Di tanto in tanto, anche a seguito di imperscrutabili logiche editoriali, tornano di attualità personaggi del passato prossimo, che come Ehrich Weisz, detto Houdini, acquistano un valore emblematico nel mai risolto dibattito sui limiti della scienza e della tecnologia.
di Gian Piero Jacobelli
A chi, come chi scrive, viene spesso tacciato, a ragione, di biblioholism – un neologismo reso popolare una ventina di anni fa da Tom Raabe per indicare l’incoercibile bisogno di acquistare, leggere, classificare, conservare, in una parola, “consumare libri in eccesso” – può capitare, viaggiando, d’imbattersi in libri vecchi e nuovi, noti o dimenticati, che offrono l’occasione di pensare e ripensare a problemi che sembravano ormai archiviati nella memoria storica, se non in quella mediatica.
In effetti, la resurrezione occasionale di vicende e protagonisti apparentemente dimenticati fa riflettere sugli interessi e sugli orientamenti prevalenti nella pubblica opinione, al di là delle più diffuse e autorevoli dichiarazioni di principio.
Mi è capitato d’incorrere in questo genere di riflessione quando, a distanza di pochi giorni, in due librerie di libri usati in Francia e negli Stati Uniti, mi sono ritrovato tra le mani due biografie del Grande Houdini, personaggio tanto famoso, al punto da diventare proverbiale, quanto controverso.
Controverso, perché le sue straordinarie abilità di “escapologo”, in grado di liberarsi da qualsiasi costrizione fisica, vennero talvolta impiegate per smascherare gl’inganni di spiritisti e illusionisti da strapazzo, ma talvolta vennero esaltate come il segno di una particolare elezione soprannaturale. Al punto che lo stesso Arthur Conan Doyle (padre letterario di Sherlock Holmes), il quale da convinto spiritualista aveva polemizzato a lungo con Houdini, dopo la sua morte si disse certo che sarebbe riuscito a convincerlo nell’oltretomba, come ricordano Beryl Williams e Samuel Epstein, autori del vecchio libro in copertina.
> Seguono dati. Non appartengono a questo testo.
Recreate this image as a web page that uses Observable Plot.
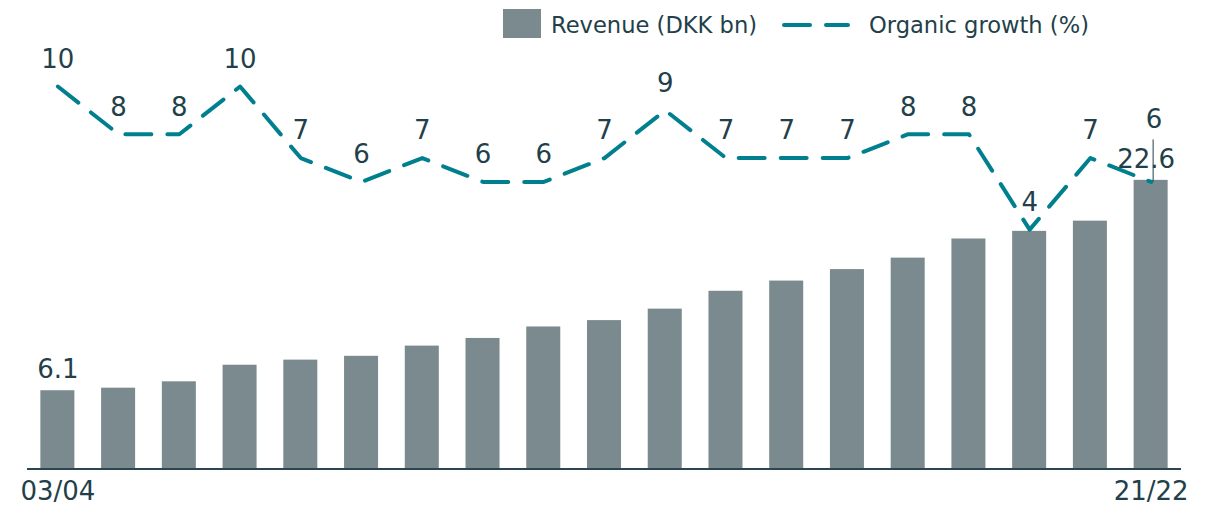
<!DOCTYPE html>
<html>
<head>
<meta charset="utf-8">
<script src="https://cdn.jsdelivr.net/npm/d3@7"></script>
<script src="https://cdn.jsdelivr.net/npm/@observablehq/plot@0.6"></script>
<style>
  html, body { margin: 0; padding: 0; background: #fff; }
  body { width: 1211px; height: 509px; overflow: hidden; font-family: "DejaVu Sans", sans-serif; color: #233f4a; }
  #legend { position: relative; height: 45px; }
  .sw { position: absolute; left: 503px; top: 9px; width: 38px; height: 29px; background: #7b8a8e; }
  .lt { position: absolute; top: 9px; font-size: 22.6px; line-height: 32px; white-space: nowrap; }
  .ll { position: absolute; left: 780px; top: 13px; }
</style>
</head>
<body>
<div id="legend">
  <div class="sw"></div>
  <div class="lt" style="left:551px">Revenue (DKK bn)</div>
  <svg class="ll" width="72" height="24"><path d="M4,12H68" stroke="#00808f" stroke-width="4" stroke-linecap="round" stroke-dasharray="26,16" fill="none"/></svg>
  <div class="lt" style="left:869px">Organic growth (%)</div>
</div>
<div id="chart"></div>
<script>
const years = ["03/04","04/05","05/06","06/07","07/08","08/09","09/10","10/11","11/12","12/13","13/14","14/15","15/16","16/17","17/18","18/19","19/20","20/21","21/22"];
const revenue = [6.1, 6.3, 6.8, 8.1, 8.5, 8.8, 9.6, 10.2, 11.1, 11.6, 12.5, 13.9, 14.7, 15.6, 16.5, 18.0, 18.6, 19.4, 22.6];
const growth = [10, 8, 8, 10, 7, 6, 7, 6, 6, 7, 9, 7, 7, 7, 8, 8, 4, 7, 6];
const tickLabels = ["03/04", "21/22"];
const revenueLabels = [0, 18]; // indices with value labels

const barColor = "#7b8a8e";
const lineColor = "#00808f";
const textColor = "#233f4a";

// secondary axis for growth mapped onto revenue units
const g2r = d3.scaleLinear().domain([0, 10]).range([11.25, 29.96]);

const rows = years.map((y, i) => ({year: y, revenue: revenue[i], growth: growth[i], gy: g2r(growth[i]), i}));
const last = rows[rows.length - 1];
const n = rows.length;

const chart = Plot.plot({
  width: 1211,
  height: 464,
  marginLeft: 27,
  marginRight: 30,
  marginTop: 0,
  marginBottom: 41,
  style: {fontFamily: "DejaVu Sans, sans-serif", color: textColor, background: "#fff"},
  x: {type: "band", domain: years, paddingInner: 0.44, paddingOuter: 0.22, round: false, axis: null},
  y: {domain: [0, 423 / 12.75], axis: null},
  marks: [
    Plot.barY(rows, {x: "year", y: "revenue", fill: barColor}),
    Plot.ruleY([0], {stroke: "#2b4650", strokeWidth: 2, dy: 0.5}),
    Plot.axisX(tickLabels, {tickSize: 0, tickPadding: 0, dy: 13, fontSize: 26, fill: textColor, label: null, tickFormat: d => d}),
    Plot.line(rows, {x: "year", y: "gy", stroke: lineColor, strokeWidth: 4, strokeDasharray: "26,16", strokeLinecap: "round", strokeLinejoin: "round"}),
    Plot.text(rows.filter(d => d.i < n - 1), {x: "year", y: "gy", text: d => String(d.growth), dy: -27, fontSize: 26, fill: textColor}),
    Plot.ruleX([last], {x: "year", y1: "gy", y2: d => g2r(d.growth + 1.76), dx: 2, stroke: textColor, strokeWidth: 1}),
    Plot.text([last], {x: "year", y: "gy", text: d => String(d.growth), dy: -62, dx: 3, fontSize: 26, fill: textColor}),
    Plot.text(rows.filter(d => d.i === revenueLabels[0]), {x: "year", y: "revenue", text: d => d.revenue.toFixed(1), dy: -21, fontSize: 26, fill: textColor}),
    Plot.text(rows.filter(d => d.i === revenueLabels[1]), {x: "year", y: "revenue", text: d => d.revenue.toFixed(1), dy: -21, dx: -5, fontSize: 26, fill: textColor})
  ]
});
document.getElementById("chart").appendChild(chart);
</script>
</body>
</html>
A cavallo tra due secoli quanto mai contraddittori – positivista l’Ottocento, ma incessantemente scosso da brividi mesmerici e metafisiche fughe in avanti; diviso il Novecento tra scientismo e scientologia – anche da questo punto di vista Houdini – che era nato nel 1874 a Budapest, da famiglia ebraica, e che è morto a Detroit nel 1926 – ha impersonato la sistematica contraddizione tra queste due anime del pensiero moderno, quella della scienza e quella della pseudoscienza, quella della tecnologia, che lo agevolava nelle sue spettacolari esibizioni, e quella della magia, che il suo stesso pubblico adorante gli chiedeva di testimoniare e certificare.
Non a caso, Houdini collaborò con l’autorevole rivista “Scientific American”, che aveva offerto un premio a chiunque dimostrasse di possedere capacità soprannaturali, facendo direttamente in modo che nessuno riuscisse a vincerlo. Ma non a caso, lo stesso Houdini promise in punto di morte alla moglie Bess che avrebbe cercato di contattarla secondo una procedura convenuta, a cui Bess ottemperò, ovviamente senza successo, per dieci anni. E sempre non a caso, sulla sua tomba di New York figura il simbolo della Society of American Magicians, che ogni anno celebra l’anniversario della morte di Houdini con una paradossale seduta spiritica.
In definitiva il Grande Houdini si dimostrò veramente grande proprio nella misura in cui rappresentò in maniera eminente le contraddizioni del suo tempo: quelle tra le ragioni del corpo e le ragioni dell’anima, per molti versi coinvolte in una strutturale complicità emotiva e dialettica, e soprattutto quelle tra un mondo troppo sicuro di sé e un mondo troppo poco sicuro di sé.
Una contraddizione, quest’ultima, che rende Houdini assai congeniale anche al nostro tempo, insieme ideologicamente troppo solido e psicologicamente troppo liquido, e che giustifica la frequenza con cui lo stesso Houdini risorge, se non nelle aspettative medianiche dei suoi seguaci, quanto meno in quelle mediatiche dei cercatori di libri.